- What is asked:
How many lines in the records below contain the word "this"? Give only the number.

- Data shown:
--------------------

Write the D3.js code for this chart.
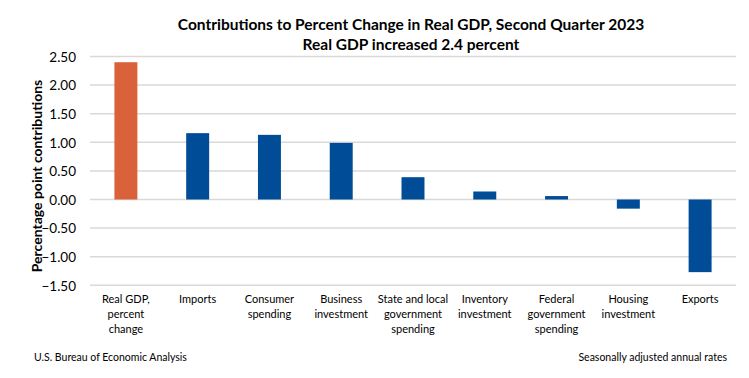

--------------------

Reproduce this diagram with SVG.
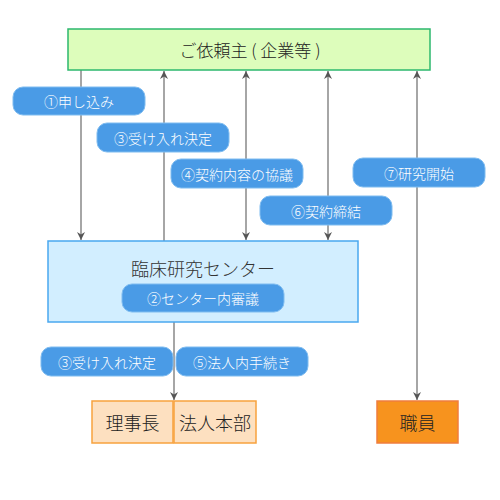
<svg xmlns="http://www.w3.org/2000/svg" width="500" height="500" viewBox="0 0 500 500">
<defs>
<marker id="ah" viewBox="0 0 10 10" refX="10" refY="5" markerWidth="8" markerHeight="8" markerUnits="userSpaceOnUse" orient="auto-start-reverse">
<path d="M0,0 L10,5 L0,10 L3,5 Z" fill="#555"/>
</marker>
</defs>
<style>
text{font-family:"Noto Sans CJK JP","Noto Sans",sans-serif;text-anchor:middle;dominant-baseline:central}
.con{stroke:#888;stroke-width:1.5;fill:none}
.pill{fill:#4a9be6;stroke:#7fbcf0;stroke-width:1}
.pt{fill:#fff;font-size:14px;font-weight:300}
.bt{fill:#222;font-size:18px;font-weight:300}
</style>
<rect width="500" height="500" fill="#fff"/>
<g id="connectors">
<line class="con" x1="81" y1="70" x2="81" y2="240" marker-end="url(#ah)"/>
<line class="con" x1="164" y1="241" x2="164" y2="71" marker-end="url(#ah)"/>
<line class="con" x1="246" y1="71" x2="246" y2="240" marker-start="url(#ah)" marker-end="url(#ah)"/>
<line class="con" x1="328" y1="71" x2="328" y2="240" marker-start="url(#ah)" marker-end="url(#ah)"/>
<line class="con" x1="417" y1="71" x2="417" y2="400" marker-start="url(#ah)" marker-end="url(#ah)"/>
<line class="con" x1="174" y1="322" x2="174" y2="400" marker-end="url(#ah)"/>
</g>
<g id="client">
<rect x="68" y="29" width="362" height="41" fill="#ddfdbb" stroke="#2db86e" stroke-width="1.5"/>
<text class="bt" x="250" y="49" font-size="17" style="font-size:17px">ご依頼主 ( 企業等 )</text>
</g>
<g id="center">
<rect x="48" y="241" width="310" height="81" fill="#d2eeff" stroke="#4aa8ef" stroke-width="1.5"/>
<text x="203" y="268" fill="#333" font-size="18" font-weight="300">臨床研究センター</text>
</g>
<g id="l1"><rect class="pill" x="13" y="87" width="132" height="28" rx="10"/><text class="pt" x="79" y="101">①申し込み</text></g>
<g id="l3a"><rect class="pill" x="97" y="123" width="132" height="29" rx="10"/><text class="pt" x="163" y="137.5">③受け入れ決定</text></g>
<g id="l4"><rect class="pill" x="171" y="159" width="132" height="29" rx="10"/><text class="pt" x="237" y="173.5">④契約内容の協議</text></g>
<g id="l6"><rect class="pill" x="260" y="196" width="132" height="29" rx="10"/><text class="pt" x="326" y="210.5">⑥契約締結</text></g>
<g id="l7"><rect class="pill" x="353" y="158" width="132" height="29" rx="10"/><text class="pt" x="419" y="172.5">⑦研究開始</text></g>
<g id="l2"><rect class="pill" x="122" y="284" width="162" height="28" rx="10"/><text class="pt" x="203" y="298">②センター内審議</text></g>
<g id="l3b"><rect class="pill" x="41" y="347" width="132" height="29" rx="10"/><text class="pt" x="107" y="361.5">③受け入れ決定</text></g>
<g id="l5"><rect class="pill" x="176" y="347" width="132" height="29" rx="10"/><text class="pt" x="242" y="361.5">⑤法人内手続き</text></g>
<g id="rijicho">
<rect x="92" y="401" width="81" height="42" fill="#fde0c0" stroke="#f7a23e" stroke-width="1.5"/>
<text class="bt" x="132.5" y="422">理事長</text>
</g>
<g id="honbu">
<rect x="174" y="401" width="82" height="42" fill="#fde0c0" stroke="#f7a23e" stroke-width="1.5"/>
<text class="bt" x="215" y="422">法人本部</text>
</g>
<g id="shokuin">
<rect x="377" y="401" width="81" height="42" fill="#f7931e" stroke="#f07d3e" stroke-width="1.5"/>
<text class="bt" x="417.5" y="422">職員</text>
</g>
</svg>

--------------------

- Task response:
2